start Collected data
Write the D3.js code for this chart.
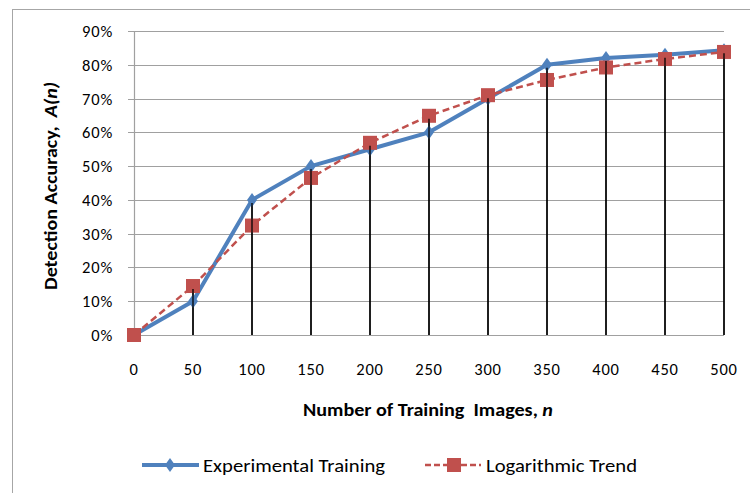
<!DOCTYPE html>
<html><head><meta charset="utf-8">
<script src="https://cdn.jsdelivr.net/npm/d3@7"></script>
<style>body{margin:0;background:#fff}svg{display:block}text{font-family:Carlito,Lato,"Open Sans",sans-serif}</style>
</head><body><svg id="c" width="750" height="493"></svg>
<script>
const nValues = [0,50,100,150,200,250,300,350,400,450,500];
const experimental = [0,10,40,50,55,60,70,80,82,83,84.3];
const logTrend = [0,14.5,32.4,46.5,56.9,64.9,71,75.5,79.2,81.7,83.8];
const yTicks = [0,10,20,30,40,50,60,70,80,90];
const xTicks = [0,50,100,150,200,250,300,350,400,450,500];

const svg = d3.select("#c");
const x = d3.scaleLinear().domain([0,500]).range([134,724]);
const y = d3.scaleLinear().domain([0,90]).range([335,31]);

// outer border
svg.append("rect").attr("x",12.5).attr("y",9.5).attr("width",760).attr("height",500)
  .attr("fill","none").attr("stroke","#a6a6a6").attr("stroke-width",1);

// gridlines
svg.append("g").selectAll("line").data(yTicks).join("line")
  .attr("x1",128).attr("x2",724).attr("y1",d=>Math.round(y(d))+0.5).attr("y2",d=>Math.round(y(d))+0.5)
  .attr("stroke","#a0a0a0").attr("stroke-width",1.2);
svg.append("line").attr("x1",134.5).attr("x2",134.5).attr("y1",y(90)).attr("y2",y(0))
  .attr("stroke","#a0a0a0").attr("stroke-width",1.2);

// y labels
svg.append("g").selectAll("text").data(yTicks).join("text")
  .attr("x",113).attr("y",d=>y(d)+6).attr("text-anchor","end")
  .attr("font-size",16.5).attr("letter-spacing",0.8).attr("fill","#000").text(d=>d+"%");
// x labels
svg.append("g").selectAll("text").data(xTicks).join("text")
  .attr("x",d=>x(d)).attr("y",375).attr("text-anchor","middle")
  .attr("font-size",16.5).attr("letter-spacing",0.8).attr("fill","#000").text(d=>d);

const dropData = nValues.map((n,i)=>({n,v:Math.max(experimental[i],logTrend[i])})).filter(d=>d.n>0);
svg.append("g").selectAll("line").data(dropData).join("line")
  .attr("x1",d=>x(d.n)).attr("x2",d=>x(d.n)).attr("y1",d=>y(d.v)).attr("y2",y(0))
  .attr("stroke","#000").attr("stroke-width",1.3);

const line = d3.line().x(d=>x(d[0])).y(d=>y(d[1]));
const expData = nValues.map((n,i)=>[n,experimental[i]]);
const logData = nValues.map((n,i)=>[n,logTrend[i]]);
svg.append("path").datum(expData).attr("d",line).attr("fill","none")
  .attr("stroke","#4f81bd").attr("stroke-width",4).attr("stroke-linejoin","round");
const diamond = "M0,-7L5,0L0,7L-5,0Z";
svg.append("g").selectAll("path").data(expData).join("path")
  .attr("transform",d=>`translate(${x(d[0])},${y(d[1])})`).attr("d",diamond).attr("fill","#4f81bd");

svg.append("path").datum(logData).attr("d",line).attr("fill","none")
  .attr("stroke","#c0504d").attr("stroke-width",2.5).attr("stroke-dasharray","7,4");
svg.append("g").selectAll("rect").data(logData).join("rect")
  .attr("x",d=>x(d[0])-7).attr("y",d=>y(d[1])-7).attr("width",14).attr("height",14).attr("fill","#c0504d");

svg.append("g").selectAll("line").data(dropData).join("line")
  .attr("x1",d=>x(d.n)).attr("x2",d=>x(d.n)).attr("y1",d=>y(d.v)+3).attr("y2",y(0))
  .attr("stroke","#000").attr("stroke-width",1.3);

// axis titles
svg.append("text").attr("x",303).attr("y",416).attr("font-size",18.5)
  .attr("font-weight","bold").attr("textLength",250).attr("lengthAdjust","spacingAndGlyphs")
  .html('Number of Training&#160; Images, <tspan font-style="italic">n</tspan>');
svg.append("text").attr("transform","translate(57,290) rotate(-90)").attr("font-size",18.5)
  .attr("font-weight","bold").attr("textLength",208).attr("lengthAdjust","spacingAndGlyphs")
  .html('Detection Accuracy,&#160; <tspan font-style="italic">A(n)</tspan>');

// legend
svg.append("line").attr("x1",142).attr("x2",199).attr("y1",465).attr("y2",465).attr("stroke","#4f81bd").attr("stroke-width",4);
svg.append("path").attr("transform","translate(170,465)").attr("d",diamond).attr("fill","#4f81bd");
svg.append("text").attr("x",203).attr("y",471.5).attr("font-size",18.5)
  .attr("textLength",182).attr("lengthAdjust","spacingAndGlyphs").text("Experimental Training");
svg.append("line").attr("x1",425).attr("x2",481).attr("y1",465).attr("y2",465).attr("stroke","#c0504d").attr("stroke-width",2.5).attr("stroke-dasharray","6,3");
svg.append("rect").attr("x",447).attr("y",458).attr("width",14).attr("height",14).attr("fill","#c0504d");
svg.append("text").attr("x",486).attr("y",471.5).attr("font-size",18.5)
  .attr("textLength",151).attr("lengthAdjust","spacingAndGlyphs").text("Logarithmic Trend");
</script></body></html>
end Collected data
_Work to complete_: Pictures excluded, repeat exactly the lines from the top of the material through the line with "const y = d3.scaleLinear().domain([0,90]).range([335,31]);", including both of those lines.

_Result of the exercise_:
Write the D3.js code for this chart.
<!DOCTYPE html>
<html><head><meta charset="utf-8">
<script src="https://cdn.jsdelivr.net/npm/d3@7"></script>
<style>body{margin:0;background:#fff}svg{display:block}text{font-family:Carlito,Lato,"Open Sans",sans-serif}</style>
</head><body><svg id="c" width="750" height="493"></svg>
<script>
const nValues = [0,50,100,150,200,250,300,350,400,450,500];
const experimental = [0,10,40,50,55,60,70,80,82,83,84.3];
const logTrend = [0,14.5,32.4,46.5,56.9,64.9,71,75.5,79.2,81.7,83.8];
const yTicks = [0,10,20,30,40,50,60,70,80,90];
const xTicks = [0,50,100,150,200,250,300,350,400,450,500];

const svg = d3.select("#c");
const x = d3.scaleLinear().domain([0,500]).range([134,724]);
const y = d3.scaleLinear().domain([0,90]).range([335,31]);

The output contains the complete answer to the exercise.